Wednesday, 13th November 2024

Trump says he will call up more military at US-Mexico border

US President Donald Trump told reporters during a roundtable event on Wednesday that he is "going to have to call up more military" to the southern border

Thursday, 11th April 2019

U.S. President Donald Trump talks about the U.S.-Mexico border during a fundraising roundtable with campaign donors in San Antonio, Texas, U.S. April 10, 2019. REUTERS/Carlos Barria

US President Donald Trump told reporters during a roundtable event on Wednesday that he is "going to have to call up more military" to the southern border, adding to the administration's attempts to address a historic increase in the number of migrant apprehensions.

"I'm going to have to call up more military. Our military, don't forget, can't act like they would normally act because if they got a little rough, everybody would go crazy," Trump told reporters in San Antonio, Texas, a city with so many military bases in the area that it's been given the nickname "Military City, USA."

"They have all these horrible laws that the Democrats won't change, they will not change them. And I think they will pay a very big price in 2020 for all of the things," Trump said. "I think the border is going to be an incredible issue."

The President's call to add more troops to the southern border comes after the Department of Homeland Security released data on Tuesday which confirmed that last month Border Patrol apprehended more people on the southern border than any month since 2008.

Trump in February had deployed an additional 3,750 U.S. troops to the country’s southwestern border to support Customs and Border Protection, agents.
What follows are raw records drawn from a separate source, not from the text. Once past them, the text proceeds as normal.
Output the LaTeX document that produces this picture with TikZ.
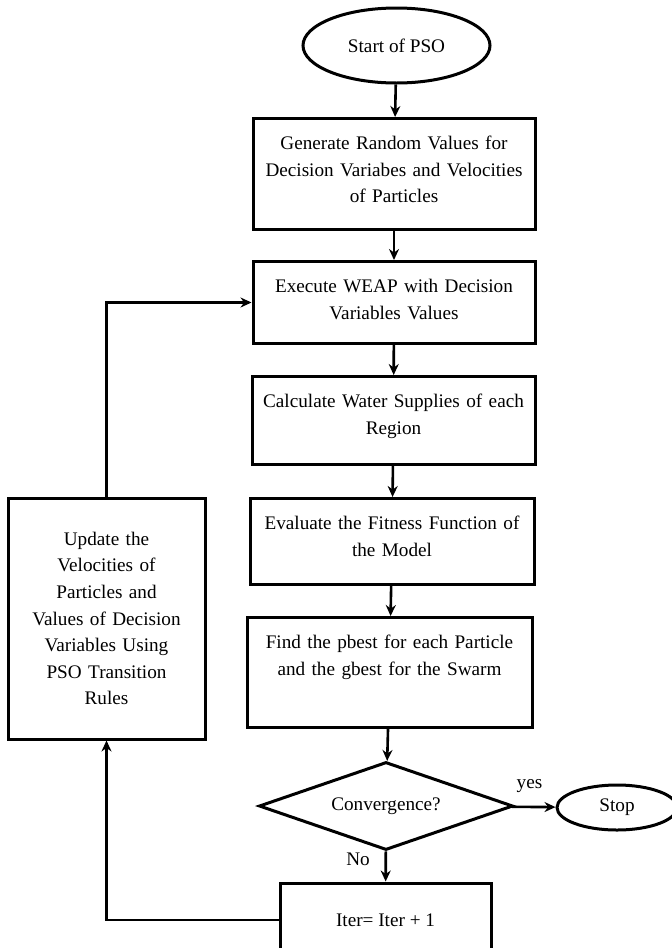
\documentclass[tikz,border=0pt]{standalone}
\usepackage{fontspec}
\setmainfont{Liberation Serif}
\usetikzlibrary{shapes.geometric,arrows.meta,positioning}

\tikzset{
  procbox/.style={draw, line width=1.5pt, align=center},
  stepbox/.style={procbox, inner xsep=4pt, inner ysep=8.5pt, text height=7pt, anchor=north},
  terminal/.style={draw, ellipse, line width=1.5pt, inner sep=0pt},
  decision/.style={draw, diamond, line width=1.5pt, inner sep=0pt, aspect=2.9},
  flow/.style={-{Stealth[length=5.5pt,width=5pt]}, line width=1.3pt},
}

\begin{document}
\begin{tikzpicture}[x=0.5pt,y=-0.5pt,font=\fontsize{9.6}{13.3}\selectfont]
  \useasboundingbox (0,0) rectangle (672,948);
  % main column
  \node[terminal, minimum width=93.5pt, minimum height=37.5pt] (start) at (396.5,45.5) {Start of PSO};
  \node[stepbox, text width=133pt, text depth=31.5pt] (gen) at (394,117) {Generate Random Values for\\Decision Variabes and Velocities\\of Particles};
  \node[stepbox, text width=133pt, text depth=17pt] (weap) at (394,260) {Execute WEAP with Decision\\Variables Values};
  \node[stepbox, text width=133.5pt, text depth=20pt] (calc) at (393.5,375) {Calculate Water Supplies of each\\Region};
  \node[stepbox, text width=134pt, text depth=19pt] (eval) at (392,497) {Evaluate the Fitness Function of\\the Model};
  \node[stepbox, text width=134.5pt, text depth=31pt] (best) at (389.5,616) {Find the pbest for each Particle\\and the gbest for the Swarm};
  \node[decision, minimum width=127pt, minimum height=44pt] (conv) at (386,806) {Convergence?};
  \node[terminal, minimum width=60pt, minimum height=22.5pt] (stop) at (617,807.5) {Stop};
  \node[procbox, minimum width=105.5pt, minimum height=37pt] (iter) at (385.5,920) {Iter= Iter + 1};
  % loop back
  \node[procbox, text width=90pt, minimum width=98.5pt, minimum height=120.5pt] (upd) at (106.5,618.5) {Update the\\Velocities of\\Particles and\\Values of Decision\\Variables Using\\PSO Transition\\Rules};

  \draw[flow] (start) -- (gen);
  \draw[flow] (gen) -- (weap);
  \draw[flow] (weap) -- (calc);
  \draw[flow] (calc) -- (eval);
  \draw[flow] (eval) -- (best);
  \draw[flow] (best) -- (conv);
  \draw[flow] (conv) -- node[pos=0.4, above=3pt] {yes} (stop);
  \draw[flow] (conv) -- node[pos=0.25, left=4pt] {No} (iter);
  \draw[flow] (iter.west) -| (upd.south);
  \draw[flow] (upd.north) |- (weap.west);
\end{tikzpicture}
\end{document}
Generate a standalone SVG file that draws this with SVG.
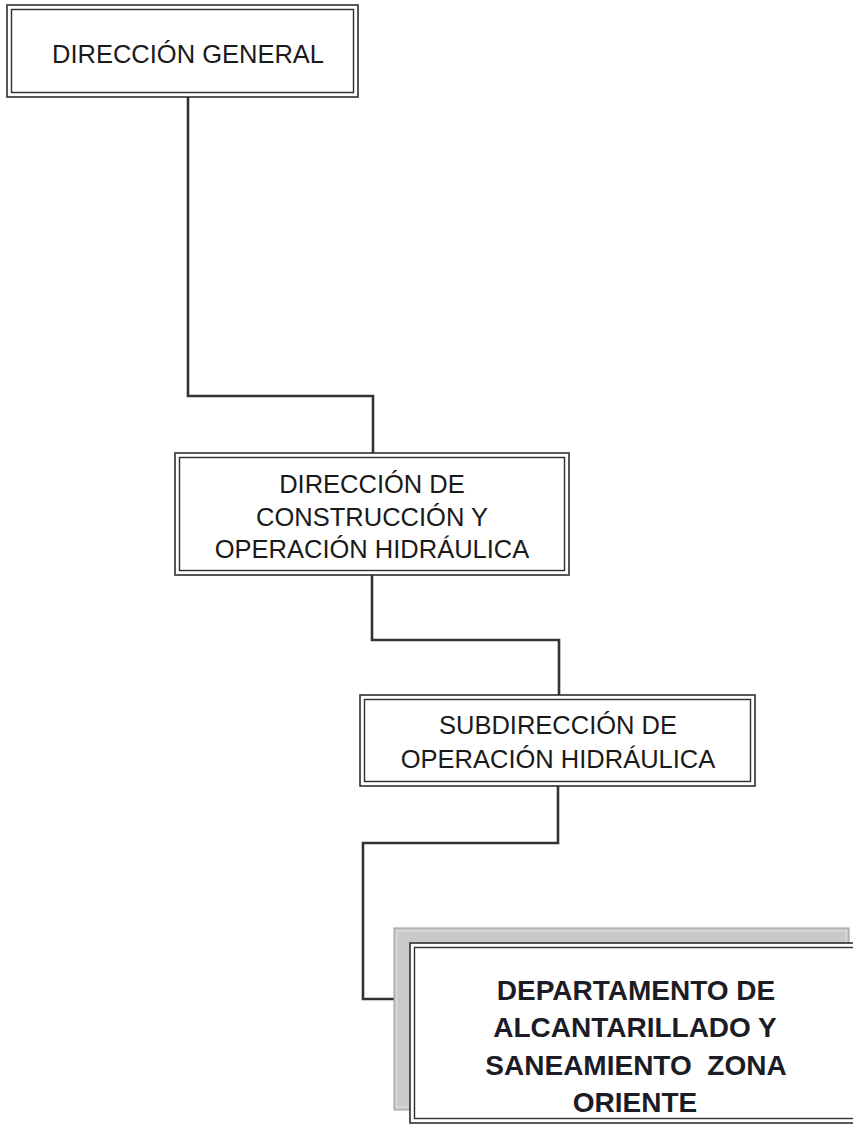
<svg xmlns="http://www.w3.org/2000/svg" width="853" height="1125" viewBox="0 0 853 1125">
  <style>
    .bg { fill: #ffffff; }
    .outer { fill: #ffffff; stroke: #2e2e2e; stroke-width: 1.6; }
    .inner { fill: none; stroke: #2e2e2e; stroke-width: 1.4; }
    .label { font-family: "Liberation Sans", Arial, sans-serif; font-size: 25.5px; fill: #1a1a1a; text-anchor: middle; }
    .label-bold { font-family: "Liberation Sans", Arial, sans-serif; font-size: 28px; font-weight: bold; fill: #1c1c26; text-anchor: middle; }
    .link { fill: none; stroke: #333333; stroke-width: 2.6; stroke-linejoin: miter; }
    .shadow { fill: #c9c9c9; stroke: #9c9c9c; stroke-width: 1; }
    .shadow-inner { fill: none; stroke: #e2e2e2; stroke-width: 1; }
  </style>

  <rect class="bg" x="0" y="0" width="853" height="1125"/>

  <!-- connectors -->
  <g id="connectors">
    <polyline class="link" points="188,97 188,396 373,396 373,454"/>
    <polyline class="link" points="372,575 372,640 559,640 559,695"/>
    <polyline class="link" points="558,786 558,843 363,843 363,999 410,999"/>
  </g>

  <!-- Dirección General -->
  <g id="node-direccion-general">
    <rect class="outer" x="7" y="5" width="351" height="92"/>
    <rect class="inner" x="11.5" y="9.5" width="342" height="83"/>
    <text class="label" x="188" y="63">DIRECCIÓN GENERAL</text>
  </g>

  <!-- Dirección de Construcción y Operación Hidráulica -->
  <g id="node-direccion-construccion">
    <rect class="outer" x="175" y="453" width="394" height="122"/>
    <rect class="inner" x="179.5" y="457.5" width="385" height="113"/>
    <text class="label" x="372" y="493">DIRECCIÓN DE</text>
    <text class="label" x="372" y="526">CONSTRUCCIÓN Y</text>
    <text class="label" x="372" y="558">OPERACIÓN HIDRÁULICA</text>
  </g>

  <!-- Subdirección de Operación Hidráulica -->
  <g id="node-subdireccion">
    <rect class="outer" x="360" y="695" width="395" height="91"/>
    <rect class="inner" x="364.5" y="699.5" width="386" height="82"/>
    <text class="label" x="558" y="734">SUBDIRECCIÓN DE</text>
    <text class="label" x="558" y="768">OPERACIÓN HIDRÁULICA</text>
  </g>

  <!-- Departamento de Alcantarillado y Saneamiento Zona Oriente -->
  <g id="node-departamento">
    <rect class="shadow" x="394" y="928" width="455" height="182"/>
    <rect class="shadow-inner" x="397" y="931" width="449" height="176"/>
    <rect class="outer" x="410" y="943" width="460" height="180"/>
    <rect class="inner" x="414.5" y="947.5" width="451" height="171"/>
    <text class="label-bold" x="636" y="1000">DEPARTAMENTO DE</text>
    <text class="label-bold" x="635" y="1037">ALCANTARILLADO Y</text>
    <text class="label-bold" x="636" y="1075" xml:space="preserve">SANEAMIENTO  ZONA</text>
    <text class="label-bold" x="635" y="1112">ORIENTE</text>
  </g>
</svg>
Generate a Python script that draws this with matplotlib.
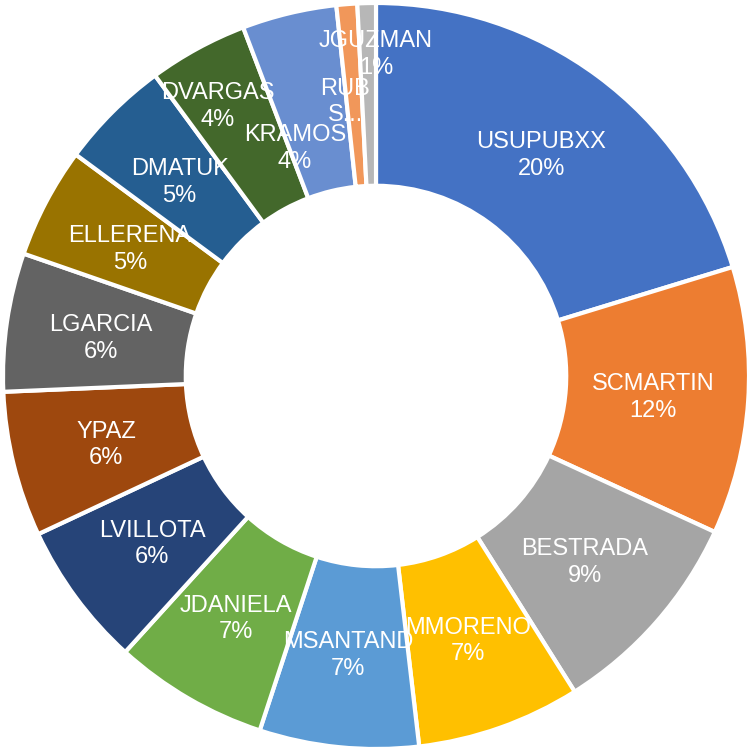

Later that month, Democratic governors of states including Wisconsin, New Mexico, and California withdrew their National Guard troops, saying there was not enough evidence of a security crisis to justify keeping them there.

Trump, who drew sharp criticism for saying during the 2016 presidential campaign that Mexico was sending rapists and drug runners to the United States, said on Wednesday that those comments were tame compared to the stories he had heard since.

“People are dying. Great people are dying. Bad people are coming up. You have both,” he said. “From the time I made my first speech at Trump Tower when I mentioned the word ‘rape’ and everybody went crazy - because that turned out to be nothing compared to what happens on those journeys up. Nothing. My speech was so tame, as it turned out.”

There have been thousands of American troops deployed to the southern border over the last year. At its peak, some 5,900 trooped were there as part of the border mission, which has involved surveillance, aviation support and the placement of concertina wire between ports of entry.